When asked about where he stands on the issues being protested, Salisbury stated:

To be honest with you, there's so many people on both sides. ... And I tell people all the time, I don't have a dog in this fight in a professional capacity. In a personal capacity, man, I want to see, you know, my city. I love Seattle, the Emerald City. I mean, I want to see things get better for people. You know, I'm saying, I want there to be a better situation here. But professionally, all I can do is show up every day with my camera, try to ask as many different people from as many different perspective's questions, and try to give myself, for one, and the viewing audience an understanding of what's going on.
— Omari Salisbury, reported by Jennifer Wing, KNKX

Salisbury also covered the Seattle City Council's revised 2020 budget, which was finally passed in early August 2020, to see what (if anything) they did to meet the demands of the city's protesters. On August 11, 2020, Salisbury spoke with KIRO Radio on the circumstances of the resignation of Seattle Police Chief Carmen Best. He expressed frustrations that the council had not spoken with Best, a Black woman, about their plans to potentially reduce her pay in the 2020 budget to meet protester demands of defunding the police budget as well as balance a deficit left in the wake of the COVID-19 pandemic. His suggestion on the radio show was that the council speak to more every day Black citizens, including to parents and children of Seattle Public Schools about the community's problems and needs.

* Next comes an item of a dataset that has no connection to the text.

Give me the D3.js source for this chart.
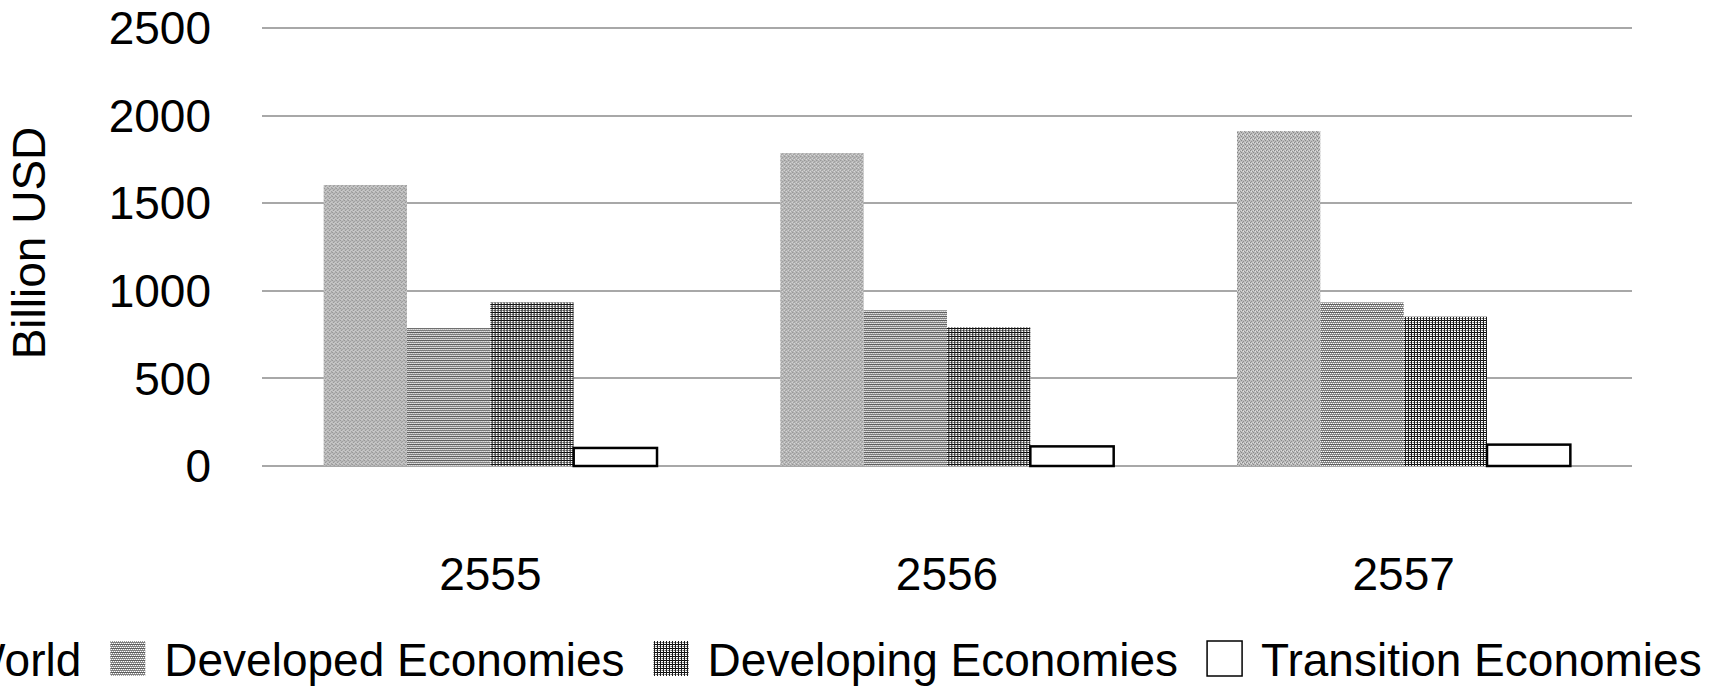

In the Autumn of 2020, Salisbury was interviewed by multiple news sources to reflect on his experience covering the protests and the CHOP during that Summer. Due to most of Salisbury's live-streaming being done from his recognizable red iPhone, the Museum of History & Industry (MOHAI) expressed interest in placing the phone in an exhibit. KOMO news reported that museum officials said "MOHAI considers Omari’s phone to be an important object and would like to see it preserved and shared with the public. We would be thrilled if it were donated to MOHAI or BHS (Black Heritage Society of Washington State)."